Background and importance Fungal keratitis is an infection of the cornea caused by fungi. The clinical symptoms include pain, secretions, blurred vision and photophobia. They are usually caused by the genus of filamentous fungi Aspergillus, Fusarium and Penicillium. Conventional treatment combines topical natamycin, voriconazole and moxifloxacin, in addition to oral voriconazole. Nevertheless, therapy for those refractory to treatment is not clear.
Aim and objectives We present a case of filamentary keratitis caused by Fusarium in a contact lenses wearer.

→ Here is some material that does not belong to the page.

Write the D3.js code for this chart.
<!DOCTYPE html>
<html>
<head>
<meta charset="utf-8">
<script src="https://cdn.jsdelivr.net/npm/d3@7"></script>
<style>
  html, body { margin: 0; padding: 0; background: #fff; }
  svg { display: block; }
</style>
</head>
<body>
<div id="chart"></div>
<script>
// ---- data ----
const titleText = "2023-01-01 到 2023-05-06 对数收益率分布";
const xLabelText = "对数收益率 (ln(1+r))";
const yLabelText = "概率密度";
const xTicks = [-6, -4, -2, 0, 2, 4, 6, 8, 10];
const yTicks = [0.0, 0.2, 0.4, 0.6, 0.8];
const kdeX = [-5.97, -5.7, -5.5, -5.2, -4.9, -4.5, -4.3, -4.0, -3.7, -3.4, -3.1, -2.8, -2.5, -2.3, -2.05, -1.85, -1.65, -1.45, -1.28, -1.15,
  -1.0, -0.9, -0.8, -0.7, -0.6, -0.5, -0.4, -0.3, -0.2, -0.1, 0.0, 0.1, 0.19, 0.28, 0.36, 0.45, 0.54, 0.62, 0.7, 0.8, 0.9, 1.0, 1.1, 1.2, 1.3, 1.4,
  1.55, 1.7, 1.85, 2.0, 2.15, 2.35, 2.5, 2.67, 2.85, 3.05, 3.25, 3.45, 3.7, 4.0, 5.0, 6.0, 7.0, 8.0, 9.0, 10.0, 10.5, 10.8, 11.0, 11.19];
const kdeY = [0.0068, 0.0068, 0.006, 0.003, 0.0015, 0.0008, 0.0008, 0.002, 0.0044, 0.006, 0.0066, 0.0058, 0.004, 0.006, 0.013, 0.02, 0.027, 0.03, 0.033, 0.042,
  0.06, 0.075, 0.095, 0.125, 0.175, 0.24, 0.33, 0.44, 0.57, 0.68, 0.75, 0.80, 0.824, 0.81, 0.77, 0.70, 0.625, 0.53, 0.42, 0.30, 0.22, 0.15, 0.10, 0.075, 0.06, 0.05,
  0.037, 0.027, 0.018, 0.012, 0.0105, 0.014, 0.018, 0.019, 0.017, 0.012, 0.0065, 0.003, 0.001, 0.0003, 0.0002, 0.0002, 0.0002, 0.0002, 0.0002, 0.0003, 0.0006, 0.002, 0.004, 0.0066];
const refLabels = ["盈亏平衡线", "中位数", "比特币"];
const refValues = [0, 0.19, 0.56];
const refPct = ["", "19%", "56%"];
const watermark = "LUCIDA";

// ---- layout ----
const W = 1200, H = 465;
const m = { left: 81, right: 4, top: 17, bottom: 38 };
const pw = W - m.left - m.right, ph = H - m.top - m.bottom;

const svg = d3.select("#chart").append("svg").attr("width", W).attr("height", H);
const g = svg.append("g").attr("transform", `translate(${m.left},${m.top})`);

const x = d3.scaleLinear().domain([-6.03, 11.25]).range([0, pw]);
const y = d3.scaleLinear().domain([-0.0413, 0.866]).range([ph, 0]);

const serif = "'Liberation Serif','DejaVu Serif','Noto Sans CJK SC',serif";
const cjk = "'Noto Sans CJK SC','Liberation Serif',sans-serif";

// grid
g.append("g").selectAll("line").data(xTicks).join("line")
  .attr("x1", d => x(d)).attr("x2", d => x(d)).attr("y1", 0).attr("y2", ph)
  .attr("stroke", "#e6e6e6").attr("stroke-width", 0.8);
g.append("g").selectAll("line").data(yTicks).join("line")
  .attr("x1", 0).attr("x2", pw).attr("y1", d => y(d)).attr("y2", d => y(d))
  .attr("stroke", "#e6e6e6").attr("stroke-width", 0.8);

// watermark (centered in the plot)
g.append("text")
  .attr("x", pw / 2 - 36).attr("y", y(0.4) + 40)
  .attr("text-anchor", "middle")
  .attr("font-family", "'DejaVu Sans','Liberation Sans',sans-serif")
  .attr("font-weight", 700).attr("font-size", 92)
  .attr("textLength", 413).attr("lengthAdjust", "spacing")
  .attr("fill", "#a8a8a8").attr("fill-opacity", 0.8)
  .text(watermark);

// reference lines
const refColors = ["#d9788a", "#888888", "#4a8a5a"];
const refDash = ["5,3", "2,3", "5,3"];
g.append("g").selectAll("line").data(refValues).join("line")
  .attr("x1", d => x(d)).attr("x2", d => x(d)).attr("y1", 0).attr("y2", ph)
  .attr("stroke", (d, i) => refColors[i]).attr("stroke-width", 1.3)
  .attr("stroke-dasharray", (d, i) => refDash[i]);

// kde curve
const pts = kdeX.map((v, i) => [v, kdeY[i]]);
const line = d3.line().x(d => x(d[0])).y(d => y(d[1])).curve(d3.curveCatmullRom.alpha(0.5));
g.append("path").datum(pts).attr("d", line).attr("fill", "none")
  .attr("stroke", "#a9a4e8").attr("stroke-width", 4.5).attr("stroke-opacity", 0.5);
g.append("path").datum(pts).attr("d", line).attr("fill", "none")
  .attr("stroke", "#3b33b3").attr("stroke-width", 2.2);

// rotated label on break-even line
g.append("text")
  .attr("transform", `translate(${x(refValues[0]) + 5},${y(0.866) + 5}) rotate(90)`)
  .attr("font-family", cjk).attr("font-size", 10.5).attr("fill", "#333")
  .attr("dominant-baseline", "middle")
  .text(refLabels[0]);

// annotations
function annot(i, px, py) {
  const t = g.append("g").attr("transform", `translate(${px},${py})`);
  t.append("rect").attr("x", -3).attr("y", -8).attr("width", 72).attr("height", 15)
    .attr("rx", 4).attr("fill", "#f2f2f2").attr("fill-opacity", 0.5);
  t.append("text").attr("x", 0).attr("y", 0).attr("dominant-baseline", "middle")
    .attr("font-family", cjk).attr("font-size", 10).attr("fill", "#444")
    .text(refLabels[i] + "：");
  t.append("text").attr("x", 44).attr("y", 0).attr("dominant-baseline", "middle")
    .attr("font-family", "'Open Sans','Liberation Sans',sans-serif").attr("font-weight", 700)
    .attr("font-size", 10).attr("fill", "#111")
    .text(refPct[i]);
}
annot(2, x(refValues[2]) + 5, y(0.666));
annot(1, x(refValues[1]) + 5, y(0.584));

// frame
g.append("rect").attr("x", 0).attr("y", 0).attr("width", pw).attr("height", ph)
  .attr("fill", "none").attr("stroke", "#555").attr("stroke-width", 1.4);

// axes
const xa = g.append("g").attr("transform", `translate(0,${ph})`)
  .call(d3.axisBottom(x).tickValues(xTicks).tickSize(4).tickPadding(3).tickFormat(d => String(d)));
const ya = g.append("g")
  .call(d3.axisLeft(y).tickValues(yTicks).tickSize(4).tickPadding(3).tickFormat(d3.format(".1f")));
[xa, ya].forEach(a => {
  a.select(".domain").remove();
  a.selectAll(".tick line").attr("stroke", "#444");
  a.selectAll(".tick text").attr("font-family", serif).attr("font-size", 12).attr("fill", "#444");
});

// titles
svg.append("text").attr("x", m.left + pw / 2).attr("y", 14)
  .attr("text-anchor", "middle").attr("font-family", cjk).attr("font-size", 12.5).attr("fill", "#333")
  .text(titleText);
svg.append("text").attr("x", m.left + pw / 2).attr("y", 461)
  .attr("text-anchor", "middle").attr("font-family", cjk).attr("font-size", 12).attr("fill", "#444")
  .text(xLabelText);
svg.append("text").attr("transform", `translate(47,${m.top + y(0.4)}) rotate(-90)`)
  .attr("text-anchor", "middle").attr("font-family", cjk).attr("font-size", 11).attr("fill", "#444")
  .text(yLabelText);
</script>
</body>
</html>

The inefficacy of conventional treatment, together with the deep location of the infection, led to a search for therapeutic alternatives, opting for intracameral and intrastromal voriconazole injection at 0.05%. The efficacy of the preparation was evaluated.
Material and methods Voriconazole syringes 0.5 mL were prepared at a concentration of 0.05%. In a vertical laminar flow hood, the 200 mg voriconazole vial was reconstituted with 19 mL of water for injection (solution of 10 mg/mL). Physiological serum (19 mL) was loaded into a 50 mL syringe and 1 mL of reconstituted voriconazole was taken in an insulin syringe and transferred to the 50 mL syringe (solution of 0.5 mg/mL=0.05%). A 0.2 µm filter was adapted and 0.5 mL added to a 1 mL syringe. The reconstituted vial and preparation were stable after 24 hours at 2–8°C.

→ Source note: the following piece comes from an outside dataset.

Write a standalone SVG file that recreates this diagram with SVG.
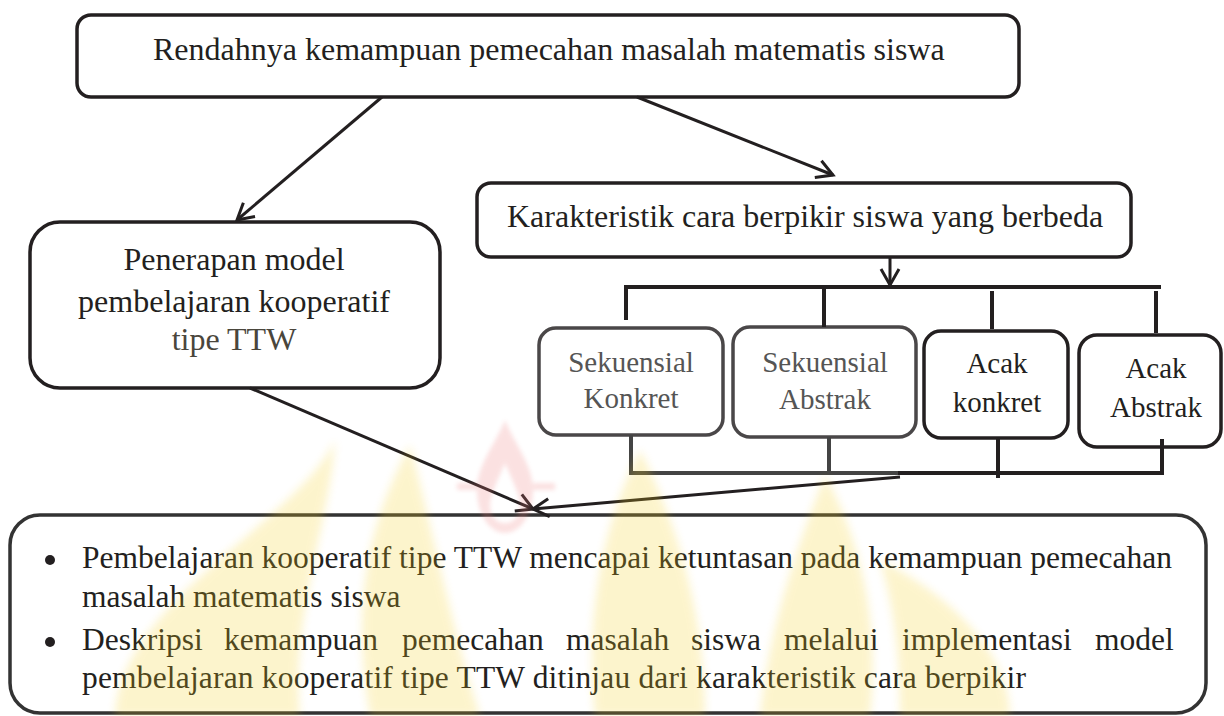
<svg xmlns="http://www.w3.org/2000/svg" width="1224" height="716" viewBox="0 0 1224 716">
<style>
.box{fill:none;stroke:#231f20;stroke-width:3.5}
.gbox{fill:none;stroke:#4a4748;stroke-width:3.5}
text{font-family:'Liberation Serif','Times New Roman',serif;fill:#231f20}
.t32{font-size:32px}
.t29{font-size:29px}
.tb{font-size:31.5px}
.gray{fill:#555}
.conn{fill:none;stroke:#231f20;stroke-width:3}
.br{fill:none;stroke:#231f20;stroke-width:4}
.gbr{fill:none;stroke:#444;stroke-width:4}
</style>
<defs>
<marker id="ah" markerUnits="userSpaceOnUse" markerWidth="40" markerHeight="40" viewBox="-20 -20 40 40" refX="0" refY="0" orient="auto">
<path d="M-16,-9 L0,0 L-16,9" fill="none" stroke="#231f20" stroke-width="3"/>
</marker>
<filter id="blur" x="-20%" y="-20%" width="140%" height="140%"><feGaussianBlur stdDeviation="4"/></filter>
<filter id="blur2" x="-20%" y="-20%" width="140%" height="140%"><feGaussianBlur stdDeviation="2"/></filter>
</defs>
<rect width="1224" height="716" fill="#ffffff"/>

<g id="top">
<rect class="box" x="77" y="15" width="942" height="82" rx="14"/>
<text class="t32" x="153" y="60">Rendahnya kemampuan pemecahan masalah matematis siswa</text>
</g>

<g id="penerapan">
<rect class="box" x="30" y="222" width="410" height="166" rx="30"/>
<text class="t32" x="234" y="270" text-anchor="middle">Penerapan model</text>
<text class="t32" x="234" y="312" text-anchor="middle">pembelajaran kooperatif</text>
<text class="t32" x="234" y="350" text-anchor="middle" style="fill:#4a463c">tipe TTW</text>
</g>

<g id="karakteristik">
<rect class="box" x="477" y="183" width="654" height="74" rx="14"/>
<text class="t32" x="507" y="227">Karakteristik cara berpikir siswa yang berbeda</text>
</g>

<g id="sk">
<rect class="gbox" x="539" y="328" width="184" height="107" rx="17"/>
<text class="t29 gray" x="631" y="372" text-anchor="middle">Sekuensial</text>
<text class="t29 gray" x="631" y="408" text-anchor="middle">Konkret</text>
</g>

<g id="sa">
<rect class="gbox" x="733" y="327" width="183" height="110" rx="17"/>
<text class="t29 gray" x="825" y="372" text-anchor="middle">Sekuensial</text>
<text class="t29 gray" x="825" y="409" text-anchor="middle">Abstrak</text>
</g>

<g id="ak">
<rect class="box" x="924" y="331" width="144" height="107" rx="17"/>
<text class="t29" x="997" y="373" text-anchor="middle">Acak</text>
<text class="t29" x="997" y="412" text-anchor="middle">konkret</text>
</g>

<g id="aa">
<rect class="box" x="1079" y="335" width="142" height="112" rx="18"/>
<text class="t29" x="1156" y="378" text-anchor="middle">Acak</text>
<text class="t29" x="1156" y="417" text-anchor="middle">Abstrak</text>
</g>

<g id="hasil">
<rect class="box" x="10" y="515" width="1196" height="198" rx="30" style="stroke:#333"/>
<circle cx="50" cy="560" r="5" fill="#231f20"/>
<circle cx="50" cy="642" r="5" fill="#231f20"/>
<text class="tb" x="82" y="568" textLength="1090" lengthAdjust="spacing">Pembelajaran kooperatif tipe TTW mencapai ketuntasan pada kemampuan pemecahan</text>
<text class="tb" x="82" y="607">masalah matematis siswa</text>
<text class="tb" y="650"><tspan x="82">Deskripsi</tspan><tspan x="224">kemampuan</tspan><tspan x="402">pemecahan</tspan><tspan x="566">masalah</tspan><tspan x="691">siswa</tspan><tspan x="784">melalui</tspan><tspan x="902">implementasi</tspan><tspan x="1095">model</tspan></text>
<text class="tb" x="82" y="688" textLength="944" lengthAdjust="spacing">pembelajaran kooperatif tipe TTW ditinjau dari karakteristik cara berpikir</text>
</g>

<g id="connectors">
<line class="conn" x1="382" y1="97" x2="237" y2="220" marker-end="url(#ah)"/>
<line class="conn" x1="637" y1="97" x2="833" y2="175" marker-end="url(#ah)"/>
<line class="conn" x1="890" y1="257" x2="890" y2="285" marker-end="url(#ah)"/>
<path class="br" d="M626,320 V287 H1161"/>
<line class="br" x1="824" y1="287" x2="824" y2="327"/>
<line class="br" x1="992" y1="291" x2="992" y2="329"/>
<line class="br" x1="1156" y1="291" x2="1156" y2="333"/>
<path class="gbr" d="M631,435 V473 H900"/>
<line class="gbr" x1="829" y1="437" x2="829" y2="473"/>
<path class="br" d="M898,473 H1162 V439"/>
<line class="br" x1="998" y1="438" x2="998" y2="478"/>
<line class="conn" x1="250" y1="388" x2="533" y2="509" marker-end="url(#ah)"/>
<line class="conn" x1="900" y1="477" x2="533" y2="509" marker-end="url(#ah)"/>
</g>

<g id="watermark" opacity="0.22" style="pointer-events:none">
<g filter="url(#blur)" fill="#f5cf1c">
<path d="M335,440 C300,520 120,600 115,716 L300,716 C290,620 330,520 335,440 Z"/>
<path d="M410,445 C370,520 350,600 370,716 L480,716 C450,620 430,520 410,445 Z"/>
<path d="M640,450 C600,530 585,620 595,716 L705,716 C705,620 680,530 640,450 Z"/>
<path d="M825,475 C860,540 880,620 870,716 L760,716 C770,620 800,540 825,475 Z"/>
<path d="M880,560 C960,600 1010,660 1010,716 L900,716 C900,660 895,610 880,560 Z"/>
</g>
<g filter="url(#blur2)" fill="#ee7a7a">
<path fill-rule="evenodd" d="M505,420 C495,445 477,465 477,490 C477,515 490,533 505,533 C520,533 533,515 533,490 C533,465 515,445 505,420 Z M505,463 C498,480 490,495 490,505 C490,517 497,523 505,523 C513,523 520,517 520,505 C520,495 512,480 505,463 Z"/>
<rect x="457" y="483" width="20" height="7"/>
<rect x="533" y="483" width="22" height="7"/>
</g>
</g>
</svg>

Efficacy was evaluated with the following criteria: abscess size, hypopyon level (fibrin and leucocytes in the anterior chamber) and tyndall (inflammatory cells in the anterior chamber).

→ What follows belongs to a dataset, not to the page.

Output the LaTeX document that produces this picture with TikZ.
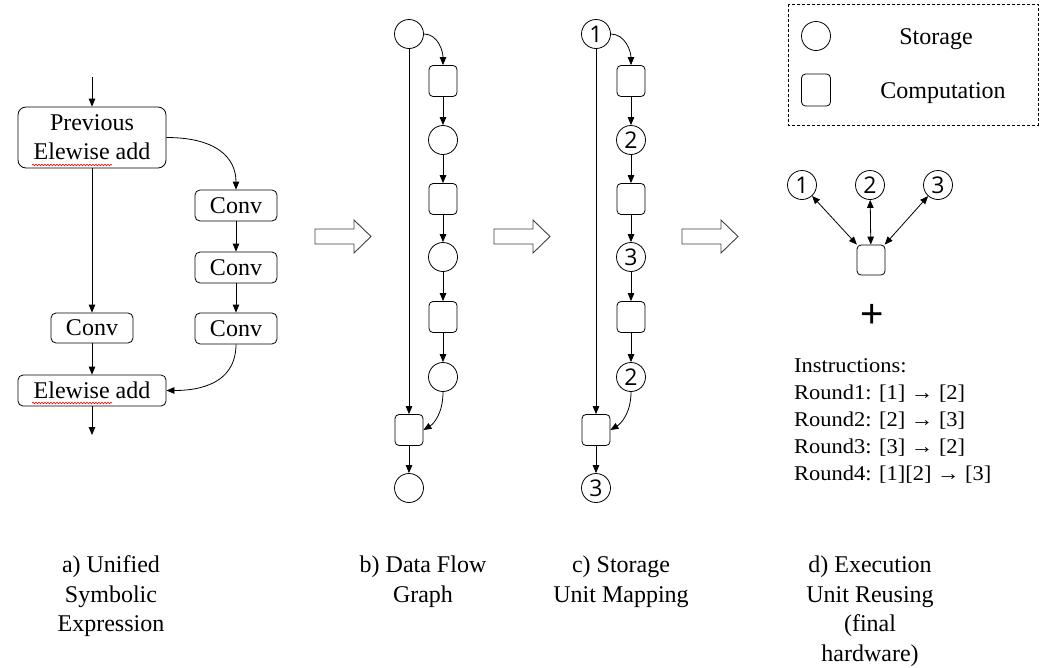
\documentclass[tikz,border=0pt]{standalone}
\usepackage{fontspec}
\setmainfont{Liberation Serif}
\newfontfamily\numfont{Open Sans}
\newfontfamily\plusfont{Liberation Sans}
\newfontfamily\insfont[FakeStretch=1.07]{Liberation Serif}
\usetikzlibrary{arrows.meta,decorations.pathmorphing}
\begin{document}
\begin{tikzpicture}[x=1pt,y=-1pt,
  lw/.style={line width=0.8pt},
  arr/.style={lw,-{Triangle[length=8pt,width=6.5pt]}},
  darr/.style={lw,{Triangle[length=8pt,width=6.5pt]}-{Triangle[length=8pt,width=6.5pt]}},
  opbox/.style={draw,lw,rounded corners=5pt,font=\fontsize{24}{29}\selectfont,align=center,inner sep=0pt},
  stor/.style={draw,lw,circle,minimum size=29pt,inner sep=0pt,font=\numfont\fontsize{23}{23}\selectfont},
  comp/.style={draw,lw,rounded corners=4pt,minimum width=28pt,minimum height=31pt,inner sep=0pt},
  capline/.style={anchor=base,inner sep=0pt,font=\fontsize{24}{29}\selectfont},
  insline/.style={anchor=base west,inner sep=0pt,font=\insfont\fontsize{21}{26}\selectfont},
  hollow/.style={line width=0.9pt,draw=black!75},
  squig/.style={draw=red,line width=0.6pt,decorate,decoration={snake,segment length=3pt,amplitude=0.8pt}}
]
\useasboundingbox (0,0) rectangle (1041,667);

% ---------- panel a ----------
\node[opbox,rounded corners=8pt,minimum width=148pt,minimum height=61pt] (prev) at (92,137.5) {Previous\\Elewise add};
\node[opbox,minimum width=82pt,minimum height=30pt] (convl) at (92,328) {Conv};
\node[opbox,minimum width=148pt,minimum height=31pt] (add) at (92,390.5) {Elewise add};
\node[opbox,minimum width=82pt,minimum height=31pt] (conv1) at (236,205.5) {Conv};
\node[opbox,minimum width=82pt,minimum height=31pt] (conv2) at (236,267.5) {Conv};
\node[opbox,minimum width=82pt,minimum height=31pt] (conv3) at (236,328.5) {Conv};
\coordinate (ain) at (92,77);
\coordinate (aout) at (92,435);
\draw[arr] (ain) -- (prev);
\draw[arr] (prev) -- (convl);
\draw[arr] (convl) -- (add);
\draw[arr] (add) -- (aout);
\draw[arr] (prev.east) .. controls +(50,0) and +(0,-32) .. (conv1.north);
\draw[arr] (conv1) -- (conv2);
\draw[arr] (conv2) -- (conv3);
\draw[arr] (conv3.south) .. controls +(0,32) and +(45,0) .. (add.east);
\draw[squig] (32,165) -- (112,165);
\draw[squig] (32,403) -- (112,403);

% ---------- hollow arrows ----------
\foreach \x in {315,494,682}{
  \draw[hollow] (\x,229) -- (\x+39,229) -- (\x+39,220) -- (\x+56,236.5) -- (\x+39,253) -- (\x+39,244) -- (\x,244) -- cycle;
}

% ---------- panel b ----------
\node[stor] (bs1) at (409,34) {};
\node[comp] (br1) at (443,81) {};
\node[stor] (bs2) at (443,140) {};
\node[comp] (br2) at (443,199) {};
\node[stor] (bs3) at (443,257) {};
\node[comp] (br3) at (443,317) {};
\node[stor] (bs4) at (443,377) {};
\node[comp] (brb) at (409,430) {};
\node[stor] (bsb) at (409,488) {};
\draw[arr] (bs1.east) .. controls +(14,0) and +(0,-14) .. (br1.north);
\draw[arr] (br1) -- (bs2);
\draw[arr] (bs2) -- (br2);
\draw[arr] (br2) -- (bs3);
\draw[arr] (bs3) -- (br3);
\draw[arr] (br3) -- (bs4);
\draw[arr] (bs4.south) .. controls +(0,22) and +(10,-6) .. (brb.east);
\draw[arr] (bs1) -- (brb);
\draw[arr] (brb) -- (bsb);

% ---------- panel c ----------
\node[stor] (cs1) at (596,34) {1};
\node[comp] (cr1) at (631,81) {};
\node[stor] (cs2) at (631,140) {2};
\node[comp] (cr2) at (631,199) {};
\node[stor] (cs3) at (631,257) {3};
\node[comp] (cr3) at (631,317) {};
\node[stor] (cs4) at (631,377) {2};
\node[comp] (crb) at (596,430) {};
\node[stor] (csb) at (596,488) {3};
\draw[arr] (cs1.east) .. controls +(14,0) and +(0,-14) .. (cr1.north);
\draw[arr] (cr1) -- (cs2);
\draw[arr] (cs2) -- (cr2);
\draw[arr] (cr2) -- (cs3);
\draw[arr] (cs3) -- (cr3);
\draw[arr] (cr3) -- (cs4);
\draw[arr] (cs4.south) .. controls +(0,22) and +(10,-6) .. (crb.east);
\draw[arr] (cs1) -- (crb);
\draw[arr] (crb) -- (csb);

% ---------- panel d ----------
\draw[lw,dash pattern=on 3pt off 2pt] (788,4) rectangle (1038,125);
\node[stor] (lgs) at (816,36) {};
\node[comp,minimum width=29pt,minimum height=32pt] (lgc) at (816,90) {};
\node[capline] (lgst) at (936,44) {Storage};
\node[capline] (lgct) at (943,98) {Computation};

\node[stor] (d1) at (802,185) {1};
\node[stor] (d2) at (870,185) {2};
\node[stor] (d3) at (938,185) {3};
\node[comp,minimum height=30pt] (dsq) at (871,260) {};
\draw[darr] (d1) -- (dsq);
\draw[darr] (d2) -- (dsq);
\draw[darr] (d3) -- (dsq);
\node[inner sep=0pt,font=\plusfont\fontsize{40}{40}\selectfont] (plus) at (872,316) {+};

\node[insline] (i0) at (794,372) {Instructions:};
\node[insline] (i1) at (794,399) {Round1: [1] → [2]};
\node[insline] (i2) at (794,426) {Round2: [2] → [3]};
\node[insline] (i3) at (794,453) {Round3: [3] → [2]};
\node[insline] (i4) at (794,480) {Round4: [1][2] → [3]};

% ---------- captions ----------
\node[capline] (ca1) at (111,572) {a) Unified};
\node[capline] (ca2) at (111,602) {Symbolic};
\node[capline] (ca3) at (111,631) {Expression};
\node[capline] (cb1) at (423,572) {b) Data Flow};
\node[capline] (cb2) at (423,602) {Graph};
\node[capline] (cc1) at (621,572) {c) Storage};
\node[capline] (cc2) at (621,602) {Unit Mapping};
\node[capline] (cd1) at (870,572) {d) Execution};
\node[capline] (cd2) at (870,602) {Unit Reusing};
\node[capline] (cd3) at (870,631) {(final};
\node[capline] (cd4) at (870,661) {hardware)};
\end{tikzpicture}
\end{document}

Results A 34-year-old man, a contact lenses wearer, was diagnosed with Fusarium infection. He was refractory to conventional treatment and was started on therapy with intrastromal and intracameral injections of voriconazole 0.05%. The patient received three doses. The response obtained was satisfactory, progressively decreasing the size of the abscess, the level of hypopyon and tyndall. Resolution of the infection was achieved in a period of 2 months. The patient has been progressively reducing the topical antibiotic and antifungal treatment, and currently all medication has been withdrawn.
Conclusion and relevance Compared with several published studies in which the use of 0.05% and even 1% intracameral voriconazole showed no efficacy for the treatment of Fusarium keratitis, our experience with this case demonstrates that it is an effective strategy which accelerate the resolution of the infection and prevents further complications.
References and/or acknowledgements No conflict of interest.